People upthread have talked about a separate area for beginners and classes. Very important - if you have the space to this it would be great. I've literally had a class teacher walk in front of me as I was roping up in front of a climb I was about to do and put his class on this climb. I wasn't standing there for my health or to watch his class...
Please, if you're going to allow food and drink in the gym, especially pizza and other food that tends to create a lot of mess and smell, have a designated place for it, so we don't accidentally sit in it or have it spill on our ropes, harnesses, etc. because it's on the benches in the climbing area.
Listen to the feedback of your customers and genuinely take it into consideration. You probably don't want them to sound like I do right now!
Not sure what you plan to charge, but there should be some specials like a family plan and if you can, some consideration taken based on what members are currently paying elsewhere. If it's good, people may be willing to pay more. Offering special events, hosting talks relevant to climbing and the outdoors would be great. Slideshows, readings, all that kind of stuff is fun, informative and helps create community.
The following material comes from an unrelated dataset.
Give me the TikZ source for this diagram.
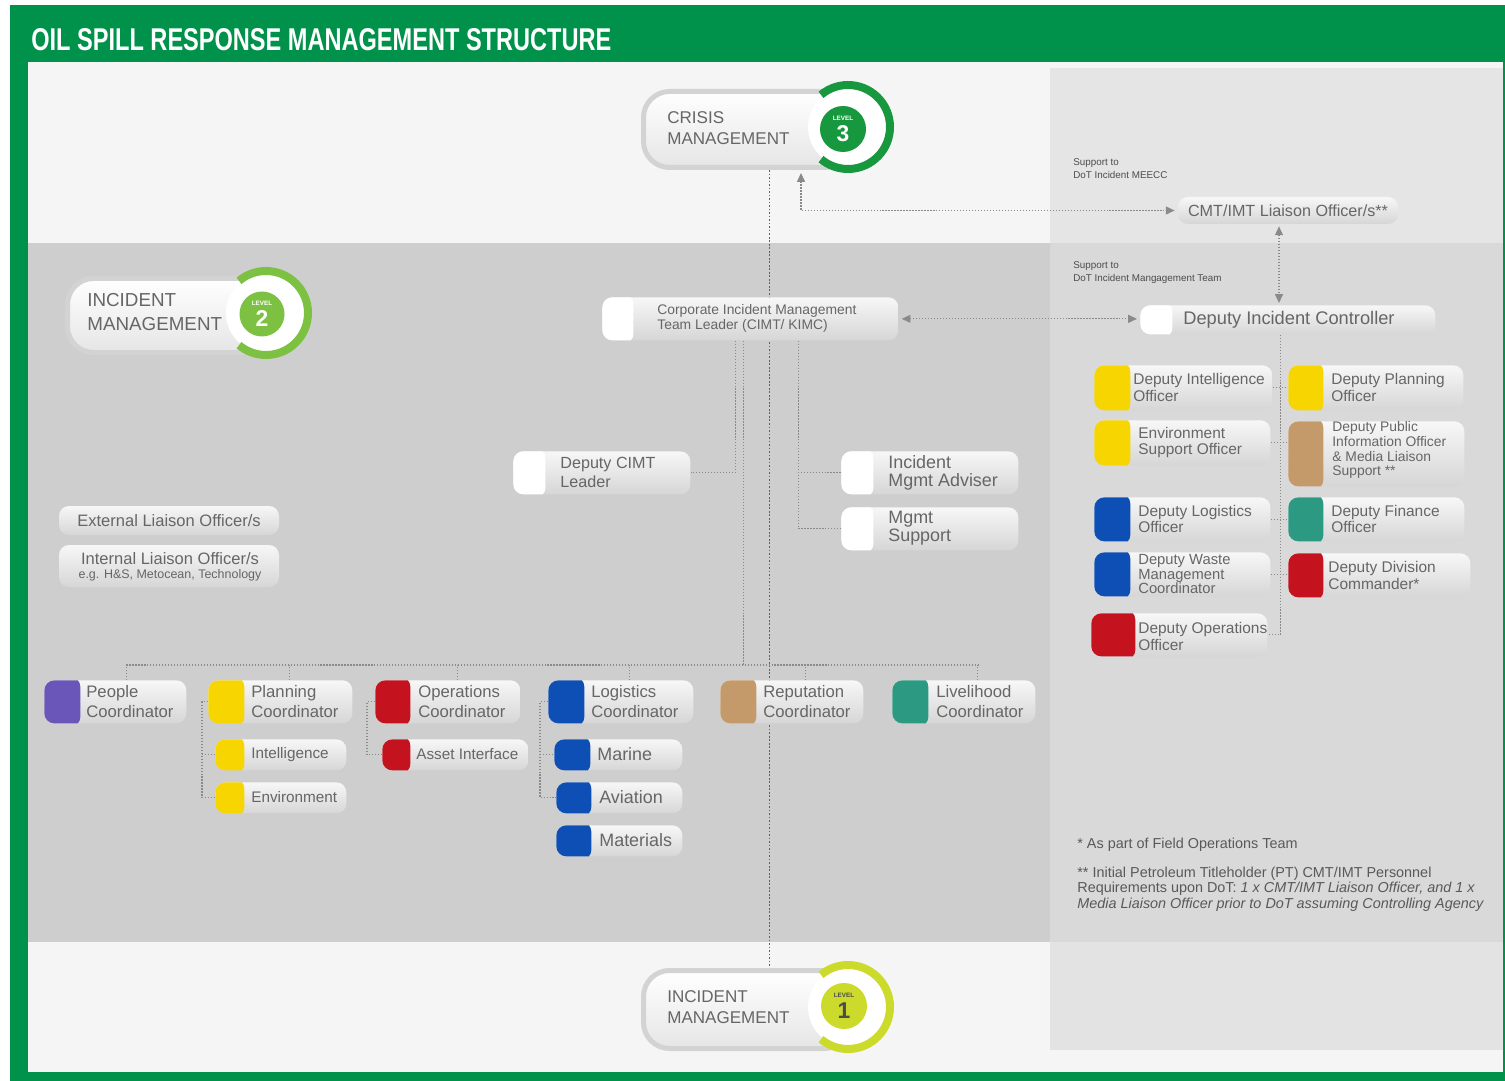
\documentclass[tikz,border=0pt]{standalone}
\usepackage{fontspec}
\setmainfont{Liberation Sans}
\usetikzlibrary{arrows.meta}
\definecolor{gframe}{HTML}{00924A}
\definecolor{bgLight}{HTML}{F5F5F5}
\definecolor{bgMid}{HTML}{CECECE}
\definecolor{panelTop}{HTML}{E5E5E5}
\definecolor{panelMid}{HTML}{D9D9D9}
\definecolor{panelBot}{HTML}{E3E3E3}
\definecolor{txt}{HTML}{666666}
\definecolor{lgray}{HTML}{8A8A8A}
\definecolor{mline}{HTML}{4D6577}
\definecolor{cPurple}{HTML}{6A55B8}
\definecolor{cYellow}{HTML}{F6D500}
\definecolor{cRed}{HTML}{C4121F}
\definecolor{cBlue}{HTML}{0E4FB5}
\definecolor{cTan}{HTML}{C49A6A}
\definecolor{cTeal}{HTML}{2C9A83}
\definecolor{boxTop}{HTML}{F7F7F7}
\definecolor{boxBot}{HTML}{D6D6D6}
\definecolor{rim}{HTML}{D3D3D3}
\definecolor{gThree}{HTML}{17983F}
\definecolor{gTwo}{HTML}{7CC142}
\definecolor{gOne}{HTML}{CCDB2B}
\newcommand\PX{0.02cm}
\newcommand\fz[2]{\fontsize{#1}{#2}\selectfont}
\newcommand\fCoord{\fz{9.5}{11.3}}
\newcommand\fSubY{\fz{8.7}{10}}
\newcommand\fSubB{\fz{10.2}{11}}
\newcommand\fRtwo{\fz{8.8}{9.2}}
\newcommand\fRthree{\fz{8.4}{8.5}}
\newcommand\fRfour{\fz{7.9}{8.5}}
\newcommand\fCorp{\fz{7.9}{9}}
\newcommand\fDC{\fz{9.2}{10.8}}
\newcommand\fAdv{\fz{10.2}{10.3}}
\newcommand\fCMT{\fz{9.2}{10}}
\newcommand\fDIC{\fz{10.4}{11}}
\newcommand\fExt{\fz{9.4}{10}}
\newcommand\fSmallx{\fz{7.1}{8}}
\newcommand\fFoot{\fz{8.2}{8.6}}
\newcommand\fSup{\fz{5.6}{7.4}}
\newcommand\fLvl{\fz{9.7}{11.9}}
\newcommand\fLvlB{\fz{10.7}{13.8}}
\pgfdeclarelayer{back}
\pgfdeclarelayer{lines}
\pgfsetlayers{back,lines,main}
% name, x1, y1, x2, y2, cap x end, cap colour
\newcommand\mkbox[7]{%
  \node[box, minimum width={(#4-#2)*\PX}, minimum height={(#5-#3)*\PX}, anchor=north west,
    path picture={\fill[#7] ([xshift=-2pt,yshift=-2pt]path picture bounding box.south west) rectangle ([xshift={(#6-#2)*\PX},yshift=2pt]path picture bounding box.north west);}]
    (#1) at (#2,#3) {};}
\begin{document}
\begin{tikzpicture}[x=\PX, y=-\PX,
  box/.style={rounded corners=10*\PX, top color=boxTop, bottom color=boxBot, inner sep=0},
  btxt/.style={text=txt, inner sep=0, align=left, anchor=west},
  ctxt/.style={text=txt, inner sep=0, align=center},
  conn/.style={draw=lgray, densely dotted, line width=0.7pt},
  arr/.style={draw=lgray, densely dotted, line width=0.7pt, {Triangle[length=5pt,width=4.5pt]}-{Triangle[length=5pt,width=4.5pt]}},
  mainline/.style={draw=mline, densely dotted, line width=1pt},
  lvlpill/.style={draw=rim, line width=5*\PX, rounded corners=26*\PX, top color=white, bottom color=white!90!black, inner sep=0},
  lvltxt/.style={text=txt, inner sep=0, align=left, anchor=west}]
\useasboundingbox (0,0) rectangle (1505,1081);
\begin{pgfonlayer}{back}
\fill[white] (0,0) rectangle (1505,1081);
\fill[gframe] (10,5) rectangle (1505,1081);
\fill[bgLight] (28,62) rectangle (1503,1072);
\fill[bgMid] (28,243) rectangle (1050,942);
\fill[panelTop] (1050,68) rectangle (1503,243);
\fill[panelMid] (1050,243) rectangle (1503,942);
\fill[panelBot] (1050,942) rectangle (1503,1050);
\end{pgfonlayer}
% title
\node[anchor=west, inner sep=0, text=white] (title) at (31,40) {\resizebox{11.6cm}{0.44cm}{\bfseries OIL SPILL RESPONSE MANAGEMENT STRUCTURE}};

% ---- level 3
\node[lvlpill, minimum width=207*\PX, minimum height=76*\PX, anchor=north west] (crisis) at (641,89) {};
\coordinate (r3) at (848,127);
\fill[white] (r3) circle[radius=40*\PX];
\draw[gThree, line width=8*\PX] ([shift={(130:42*\PX)}]r3) arc[start angle=130, end angle=-130, radius=42*\PX];
\node[circle, fill=gThree, minimum size=46*\PX, inner sep=0] (d3) at (843,129) {};
\node[inner sep=0, text=white, font=\fz{3.6}{4}\bfseries] (d3a) at (843,118) {LEVEL};
\node[inner sep=0, text=white, font=\fz{13}{13}\bfseries] (d3b) at (843,134) {3};
\node[lvltxt, font=\fLvl] (crisis-t) at (667,128) {CRISIS\\MANAGEMENT};

% ---- level 2
\node[lvlpill, minimum width=200*\PX, minimum height=74*\PX, anchor=north west] (lvltwo) at (65,276) {};
\coordinate (r2) at (266,313);
\fill[white] (r2) circle[radius=40*\PX];
\draw[gTwo, line width=8*\PX] ([shift={(130:42*\PX)}]r2) arc[start angle=130, end angle=-130, radius=42*\PX];
\node[circle, fill=gTwo, minimum size=45*\PX, inner sep=0] (d2) at (262,314) {};
\node[inner sep=0, text=white, font=\fz{3.6}{4}\bfseries] (d2a) at (262,303) {LEVEL};
\node[inner sep=0, text=white, font=\fz{13}{13}\bfseries] (d2b) at (262,319) {2};
\node[lvltxt, font=\fLvlB] (lvltwo-t) at (87,312) {INCIDENT\\MANAGEMENT};

% ---- level 1
\node[lvlpill, minimum width=207*\PX, minimum height=78*\PX, anchor=north west] (lvlone) at (641,968) {};
\coordinate (r1) at (848,1007);
\fill[white] (r1) circle[radius=40*\PX];
\draw[gOne, line width=8*\PX] ([shift={(130:42*\PX)}]r1) arc[start angle=130, end angle=-130, radius=42*\PX];
\node[circle, fill=gOne, minimum size=46*\PX, inner sep=0] (d1) at (844,1006) {};
\node[inner sep=0, text=black!70, font=\fz{3.6}{4}\bfseries] (d1a) at (844,995) {LEVEL};
\node[inner sep=0, text=black!70, font=\fz{13}{13}\bfseries] (d1b) at (844,1011) {1};
\node[lvltxt, font=\fLvl] (lvlone-t) at (667,1007) {INCIDENT\\MANAGEMENT};

% ---- top right
\node[btxt, text=black!70, font=\fSup] (sup1) at (1073,168.5) {Support to\\DoT Incident MEECC};
\node[btxt, text=black!70, font=\fSup] (sup2) at (1073,272.5) {Support to\\DoT Incident Mangagement Team};
\node[box, minimum width=220*\PX, minimum height=27*\PX, text=txt, font=\fCMT] (cmt) at (1288,210.5) {CMT/IMT Liaison Officer/s**};
\mkbox{dic}{1140}{305}{1435}{334}{1172}{white}
\node[btxt, font=\fDIC] (dic-t) at (1183,319.5) {Deputy Incident Controller};

% ---- centre
\mkbox{corp}{602}{297}{898}{340}{633}{white}
\node[btxt, font=\fCorp] (corp-t) at (657,318.5) {Corporate Incident Management\\Team Leader (CIMT/ KIMC)};
\mkbox{dcimt}{513}{451}{690}{494}{545}{white}
\node[btxt, font=\fDC] (dcimt-t) at (560,472.5) {Deputy CIMT\\Leader};
\mkbox{adv}{841}{451}{1018}{494}{873}{white}
\node[btxt, font=\fAdv] (adv-t) at (888,472.5) {Incident\\Mgmt Adviser};
\mkbox{msup}{841}{507}{1018}{550}{873}{white}
\node[btxt, font=\fAdv] (msup-t) at (888,528.5) {Mgmt\\Support};

% ---- liaison
\node[box, minimum width=220*\PX, minimum height=29*\PX, text=txt, font=\fExt] (ext) at (169,520.5) {External Liaison Officer/s};
\node[box, minimum width=220*\PX, minimum height=42*\PX] (intl) at (169,566) {};
\node[ctxt, font=\fExt] (intl-a) at (170,559) {Internal Liaison Officer/s};
\node[ctxt, font=\fSmallx] (intl-b) at (170,575) {e.g. H\&S, Metocean, Technology};

% ---- coordinators
\mkbox{people}{44}{680}{186}{723}{80}{cPurple}
\node[btxt, font=\fCoord] (people-t) at (86,701.5) {People\\Coordinator};
\mkbox{plan}{208}{680}{352}{723}{244}{cYellow}
\node[btxt, font=\fCoord] (plan-t) at (251,701.5) {Planning\\Coordinator};
\mkbox{intel}{215}{739}{346}{770}{244}{cYellow}
\node[btxt, font=\fSubY] (intel-t) at (251,754.5) {Intelligence};
\mkbox{envi}{215}{782}{346}{813}{244}{cYellow}
\node[btxt, font=\fSubY] (envi-t) at (251,797.5) {Environment};
\mkbox{opc}{375}{680}{520}{723}{410}{cRed}
\node[btxt, font=\fCoord] (opc-t) at (418,701.5) {Operations\\Coordinator};
\mkbox{asset}{382}{739}{528}{770}{410}{cRed}
\node[btxt, font=\fSubY] (asset-t) at (416,754.5) {Asset Interface};
\mkbox{logc}{548}{680}{693}{723}{584}{cBlue}
\node[btxt, font=\fCoord] (logc-t) at (591,701.5) {Logistics\\Coordinator};
\mkbox{marine}{554}{739}{682}{770}{590}{cBlue}
\node[btxt, font=\fSubB] (marine-t) at (597,754.5) {Marine};
\mkbox{aviation}{556}{782}{682}{813}{591}{cBlue}
\node[btxt, font=\fSubB] (aviation-t) at (599,797.5) {Aviation};
\mkbox{materials}{556}{825}{682}{856}{591}{cBlue}
\node[btxt, font=\fSubB] (materials-t) at (599,840.5) {Materials};
\mkbox{repc}{720}{680}{863}{723}{756}{cTan}
\node[btxt, font=\fCoord] (repc-t) at (763,701.5) {Reputation\\Coordinator};
\mkbox{live}{892}{680}{1035}{723}{928}{cTeal}
\node[btxt, font=\fCoord] (live-t) at (936,701.5) {Livelihood\\Coordinator};

% ---- right panel deputies
\mkbox{dint}{1094}{365}{1272}{410}{1130}{cYellow}
\node[btxt, font=\fRtwo] (dint-t) at (1133,387.5) {Deputy Intelligence\\Officer};
\mkbox{dplan}{1288}{365}{1463}{410}{1323}{cYellow}
\node[btxt, font=\fRtwo] (dplan-t) at (1331,387.5) {Deputy Planning\\Officer};
\mkbox{envs}{1094}{420}{1270}{465}{1130}{cYellow}
\node[btxt, font=\fRtwo] (envs-t) at (1138,442.5) {Environment\\Support Officer};
\mkbox{dpub}{1288}{421}{1464}{486}{1323}{cTan}
\node[btxt, font=\fRfour] (dpub-t) at (1332,450) {Deputy Public\\Information Officer\\\& Media Liaison\\Support **};
\mkbox{dlog}{1094}{497}{1270}{541}{1130}{cBlue}
\node[btxt, font=\fRtwo] (dlog-t) at (1138,519) {Deputy Logistics\\Officer};
\mkbox{dfin}{1288}{497}{1464}{541}{1323}{cTeal}
\node[btxt, font=\fRtwo] (dfin-t) at (1331,519) {Deputy Finance\\Officer};
\mkbox{dwaste}{1094}{552}{1270}{596}{1130}{cBlue}
\node[btxt, font=\fRthree] (dwaste-t) at (1138,574) {Deputy Waste\\Management\\Coordinator};
\mkbox{ddiv}{1288}{553}{1470}{597}{1323}{cRed}
\node[btxt, font=\fRtwo] (ddiv-t) at (1328,575.5) {Deputy Division\\Commander*};
\mkbox{dop}{1091}{613}{1267}{656}{1135}{cRed}
\node[btxt, font=\fRtwo] (dop-t) at (1138,636.5) {Deputy Operations\\Officer};

% ---- footnotes
\node[btxt, anchor=north west, text=black!65, font=\fFoot] (fn1) at (1077,838) {* As part of Field Operations Team};
\node[btxt, anchor=north west, text=black!65, font=\fFoot] (fn2) at (1077,867) {** Initial Petroleum Titleholder (PT) CMT/IMT Personnel\\Requirements upon DoT: \textit{1 x CMT/IMT Liaison Officer, and 1 x}\\\textit{Media Liaison Officer prior to DoT assuming Controlling Agency}};

% ---- connectors
\begin{pgfonlayer}{lines}
\coordinate (mtop) at ([xshift=22.5*\PX]crisis.south);
\coordinate (mbot) at (mtop |- lvlone.north);
\draw[mainline] (mtop) -- (mbot);
\coordinate (atop) at ([xshift=54*\PX]crisis.south);
\draw[arr, shorten <=3*\PX, shorten >=3*\PX] (atop) |- (cmt.west);
\coordinate (cv) at ([xshift=-9*\PX]cmt.south);
\draw[arr, shorten <=2*\PX, shorten >=2*\PX] (cv) -- (cv |- dic.north);
\draw[arr, shorten <=3*\PX, shorten >=3*\PX] (corp.east) -- (corp.east -| dic.west);
\coordinate (k1) at ([xshift=-15*\PX]corp.south);
\draw[conn] (k1) |- (dcimt.east);
\coordinate (bus) at (743,665);
\coordinate (k2) at ([xshift=-7*\PX]corp.south);
\draw[conn] (k2) -- (k2 |- bus);
\coordinate (k3) at ([xshift=48*\PX]corp.south);
\draw[conn] (k3) |- (adv.west);
\draw[conn] (k3) |- (msup.west);
\foreach \n/\s in {people/11,plan/9,opc/10,logc/9,repc/14,live/14}{
  \coordinate (\n-d) at ([xshift=\s*\PX]\n.north);
  \draw[conn] (\n-d) -- (\n-d |- bus);
}
\draw[conn] (people-d |- bus) -- (live-d |- bus);
\coordinate (pv) at ([xshift=-6*\PX]plan.west);
\draw[conn] (plan.west) -- (pv) |- (envi.west);
\draw[conn] (pv |- intel.west) -- (intel.west);
\coordinate (ov) at ([xshift=-8*\PX]opc.west);
\draw[conn] (opc.west) -- (ov) |- (asset.west);
\coordinate (lv) at ([xshift=-8*\PX]logc.west);
\draw[conn] (logc.west) -- (lv) |- (aviation.west);
\draw[conn] (lv |- marine.west) -- (marine.west);
\coordinate (rv) at ([xshift=-7.5*\PX]dic.south);
\draw[conn] (rv) |- (dop.east);
\draw[conn] (dint.east) -- (dint.east -| dplan.west);
\draw[conn] (envs.east) -- (envs.east -| dpub.west);
\draw[conn] (dlog.east) -- (dlog.east -| dfin.west);
\draw[conn] (dwaste.east) -- (dwaste.east -| ddiv.west);
\end{pgfonlayer}
\end{tikzpicture}
\end{document}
Someone raised the point about your location being in the Valley and the weather - it will be hot, very hot and very muggy in the gym for a good portion of the year. Be prepared to spend a lot of money on air conditioning and/or electric for fans - you will need it. Be willing to buy fans or do something if your membership is telling you that it's too hot and smarmy.
I wish you were talking about opening on the Westside as we live and work over here and coming out to the Valley during the week is not really an option. But you never know - offer a great product and people will show up. Sorry if I sound cranky - hopefully some of what I've said will make sense and seem reasonable to you. Good luck!